The Company has net operating loss carryforwards of approximately $43,387,000 and business tax credits carryforwards of approximately $1,782,000 available to reduce future federal income taxes, if any. The net operating loss and business tax credits carryforwards will continue to expire at various dates through December 2032. Net operating loss carryforwards and available tax credits are subject to review and possible adjustment by the Internal Revenue Service and may be limited in the event of certain changes in the ownership interest of significant stockholders.

As of December 31, 2014, the Company concluded that realization of deferred tax assets beyond December 31, 2014 is not more likely than not, and as such, as of December 31, 2014 it maintained a valuation allowance against the majority of its remaining deferred tax assets. As of June 30, 2015, the Company concluded that realization of deferred tax assets beyond June 30, 2015 is not more likely than not, and as such, as of June 30, 2015 it maintained a valuation allowance against the majority of its remaining deferred tax assets.

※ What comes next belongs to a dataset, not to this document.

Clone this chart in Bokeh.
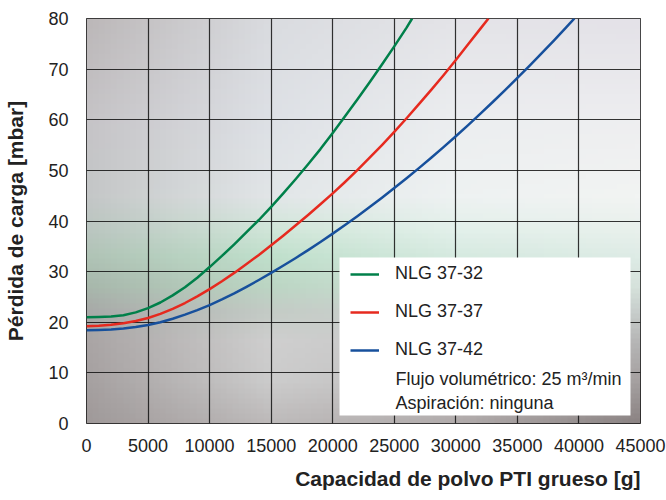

The fiscal years ended March 31, 2007 through March 31, 2011 as well as the nine-month fiscal year ended December 31, 2011 and the years ended December 31, 2012, 2013 and 2014 are subject to examination by the Commonwealth of Massachusetts (“the Commonwealth”) taxing authorities. A corporate excise tax audit was recently completed in the Commonwealth for the fiscal years ended March 31, 2008 through 2011, and the nine-month period ended December 31, 2011. As a result of this audit, the Company has appealed the Commonwealth’s position with respect to the March 31, 2008 and 2009 years and has paid $140,626 to the Commonwealth in July 2015 in respect of assessments for the March 31, 2010, 2011 and December 31, 2011 tax years. The amount paid was previously accrued by the Company. Fiscal years ended December 31, 2012, 2013 and 2014 are subject to examination by other states, U.S. federal and Sweden taxing authorities.